Migrations: La trahison des élites africaines

Au Burundi, le maire de Bujumbura, Freddy Mbonimpa (en rouge), défile contre la Cour pénale internationale. © AFP/ STRINGER
Au Burundi, le maire de Bujumbura, Freddy Mbonimpa (en rouge), défile contre la Cour pénale internationale. © AFP/ STRINGER

Pourquoi des dizaines de milliers de jeunes africains quittent leur pays? Il n’y a pas d’effets sans causes. Tentons d’y voir un peu plus clair. Outre le réchauffement climatique qui nécessiterait des investissements massifs, l’intéressant rapport de la Fondation Mo Ibrahim, homme d’affaires multimilliardaire anglo-soudanais, montre assez bien l’état politique, économique et social du continent africain où les disparités sont énormes et donc difficiles à appréhender.
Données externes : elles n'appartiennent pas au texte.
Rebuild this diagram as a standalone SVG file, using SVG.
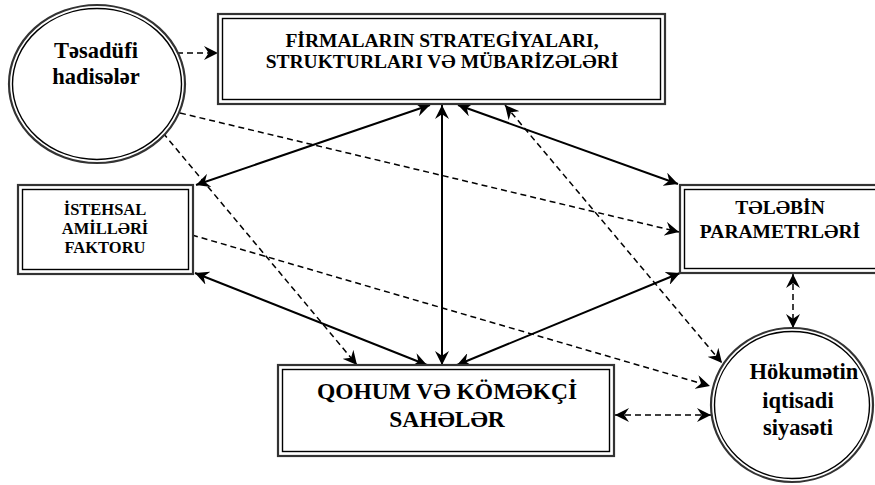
<svg xmlns="http://www.w3.org/2000/svg" width="875" height="485" viewBox="0 0 875 485">
<defs>
<marker id="ah" viewBox="0 0 12 12" markerWidth="14" markerHeight="14" markerUnits="userSpaceOnUse" refX="12" refY="6" orient="auto-start-reverse">
<path d="M0,0 L12,6 L0,12 L4,6 z" fill="#000"/>
</marker>
</defs>
<style>
.o{fill:#fff;stroke:#333;stroke-width:2.2}
.i{fill:none;stroke:#000;stroke-width:1.4}
.t{font-family:"Liberation Serif","DejaVu Serif",serif;font-weight:bold;fill:#000;text-anchor:middle}
.s{fill:none;stroke:#000;stroke-width:2}
.d{fill:none;stroke:#000;stroke-width:1.5;stroke-dasharray:6 4}
</style>
<rect width="875" height="485" fill="#fff"/>
<g id="connectors">
<line class="s" x1="430" y1="105" x2="196" y2="185" marker-start="url(#ah)" marker-end="url(#ah)"/>
<line class="s" x1="442" y1="105" x2="442" y2="365" marker-start="url(#ah)" marker-end="url(#ah)"/>
<line class="s" x1="458" y1="105" x2="678" y2="184" marker-start="url(#ah)" marker-end="url(#ah)"/>
<line class="s" x1="195" y1="273" x2="427" y2="365" marker-start="url(#ah)" marker-end="url(#ah)"/>
<line class="s" x1="680" y1="273" x2="457" y2="365" marker-start="url(#ah)" marker-end="url(#ah)"/>
<line class="d" x1="177" y1="53" x2="218" y2="53" marker-end="url(#ah)"/>
<line class="d" x1="180" y1="113" x2="679" y2="232" marker-end="url(#ah)"/>
<line class="d" x1="163" y1="133" x2="357" y2="365" marker-end="url(#ah)"/>
<line class="d" x1="192" y1="235" x2="710" y2="386" marker-end="url(#ah)"/>
<line class="d" x1="505" y1="105" x2="722" y2="363" marker-start="url(#ah)" marker-end="url(#ah)"/>
<line class="d" x1="793" y1="274" x2="793" y2="328" marker-start="url(#ah)" marker-end="url(#ah)"/>
<line class="d" x1="615" y1="415" x2="711" y2="415" marker-start="url(#ah)" marker-end="url(#ah)"/>
</g>
<g id="tesadufi">
<ellipse class="o" cx="97" cy="84" rx="88" ry="79"/>
<ellipse class="i" cx="97" cy="84" rx="84.5" ry="75.5"/>
<text class="t" x="96" y="58" font-size="22.5">Təsadüfi</text>
<text class="t" x="96" y="84" font-size="22.5">hadisələr</text>
</g>
<g id="firmalar">
<rect class="o" x="218" y="14" width="447" height="90"/>
<rect class="i" x="222.5" y="18.5" width="438" height="81"/>
<text class="t" x="442" y="47" font-size="19.5">FİRMALARIN STRATEGİYALARI,</text>
<text class="t" x="442" y="68" font-size="19.5">STRUKTURLARI VƏ MÜBARİZƏLƏRİ</text>
</g>
<g id="istehsal">
<rect class="o" x="18" y="185" width="175" height="89"/>
<rect class="i" x="22.5" y="189.5" width="166" height="80"/>
<text class="t" x="105" y="215" font-size="16.5">İSTEHSAL</text>
<text class="t" x="105" y="234" font-size="16.5">AMİLLƏRİ</text>
<text class="t" x="105" y="253" font-size="16.5">FAKTORU</text>
</g>
<g id="teleb">
<rect class="o" x="680" y="185" width="205" height="88"/>
<rect class="i" x="684.5" y="189.5" width="196" height="79"/>
<text class="t" x="780" y="214" font-size="19.5">TƏLƏBİN</text>
<text class="t" x="780" y="238" font-size="19.5">PARAMETRLƏRİ</text>
</g>
<g id="qohum">
<rect class="o" x="278" y="365" width="336" height="91"/>
<rect class="i" x="282.5" y="369.5" width="327" height="82"/>
<text class="t" x="447" y="399" font-size="23.5">QOHUM VƏ KÖMƏKÇİ</text>
<text class="t" x="447" y="427" font-size="23.5">SAHƏLƏR</text>
</g>
<g id="hokumet">
<ellipse class="o" cx="792" cy="405" rx="81" ry="77"/>
<ellipse class="i" cx="792" cy="405" rx="77.5" ry="73.5"/>
<text class="t" x="804" y="379" font-size="22.5">Hökumətin</text>
<text class="t" x="798" y="408" font-size="22.5">iqtisadi</text>
<text class="t" x="798" y="435" font-size="22.5">siyasəti</text>
</g>
</svg>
L’inadéquation de la formation des jeunes

Ce qui frappe cependant, c’est l’inadéquation de la formation des jeunes entre 15 et 25 ans qui pourtant représentent 35% de la population. Les gouvernements répondent mal aux besoins réels et ne tiennent pas compte de l’offre, d’où le chômage et les migrations. On peut expliquer cela en partie par les refus de nombreux chefs d’Etat d’accepter l’alternance démocratique, soutenus par leurs élites avides de pouvoir et d’argent, et, discrètement aussi, par les multinationales occidentales et asiatiques qui les soutiennent. Un scénario hélas connu dans de nombreux pays. On tire alors sur les jeunes appelés «terroristes» (Burundi, RDC, et autres) pour les besoins de la cause, sur les intellectuels, sur le petit peuple, tous révoltés par les incompétences, la corruption, la pauvreté, la faim.

Le vrai scandale et le rôle de la Chine

Mais le vrai scandale, c’est que ces dizaines de milliers de jeunes doivent émigrer pour tenter leur chance en Europe (11 000 dénombrés aux environs d’octobre), alors que des milliers de Chinois (ouvriers plus qualifiés et cadres) arrivent dans de nombreux pays africains où, par leur habileté, ils font concurrence au petit commerce africain, construisent rapidement des voies de chemins de fer ou des routes avec quelques ouvriers africains!

Ils corrompent souvent les ministres en place pour obtenir des concessions minières et des terres (RDC), de l’uranium (Namibie entre autres), du pétrole (Angola notamment), et ils consolident les ports pour pouvoir exporter plus vite ces richesses naturelles dont ils ont besoin pour leur propre développement, et pour leurs sous-marins (Djibouti et sans doute aussi Walvis Bay en Namibie). Sans parler de l’horrible hécatombe de milliers d’éléphants (le kilo d’ivoire se vend 7000 dollars en Chine et d’autres pays asiatiques), et des rhinocéros pour leur corne ayant soi-disant des propriétés aphrodisiaques. Ceci avec l’aide de braconniers africains. Un effrayant carnage en augmentation impressionnante depuis les débuts de la colonisation économique chinoise il y a plus d’une dizaine d’années et qui vise aussi, à plus long terme, à faire de l’Afrique leur usine de fabrication textile bon marché.

Le cynisme d’une partie des élites africaines

Il y a bien sûr des exceptions et des personnalités extraordinaires qui refusent cet état de fait: surtout les Eglises. Mais ces migrations prouvent la trahison de nombreuses élites africaines envers leurs jeunes, «avenir du pays», qui sont ainsi sacrifiés. Beaucoup préfèrent s’enrichir, ne pas dépenser trop d’argent pour les former, et les laissent partir pour garder le pouvoir sur leur pays, d’où les nombreux conflits, les Boko Haram, et autres banditismes. «Après tout, l’Europe coloniale peut bien s’occuper d’eux, n’est-ce pas? Elle nous doit bien cela!» On en est là. C’est le retour tardif du balancier de la colonisation, aggravé par la mondialisation économique qui enrichit une minorité et laisse au bord de la route la majorité comme partout ailleurs.

Et pour pouvoir agir en toute liberté, plusieurs pays menacent de quitter la Cour pénale internationale (CPI) comme cela avait été proposé ce printemps à la réunion de l’Union africaine. Le démantèlement du droit international est en marche, comme ailleurs aussi…

Christine von Garnier, Dr en sociologie politique et journaliste, blogueuse au «Temps».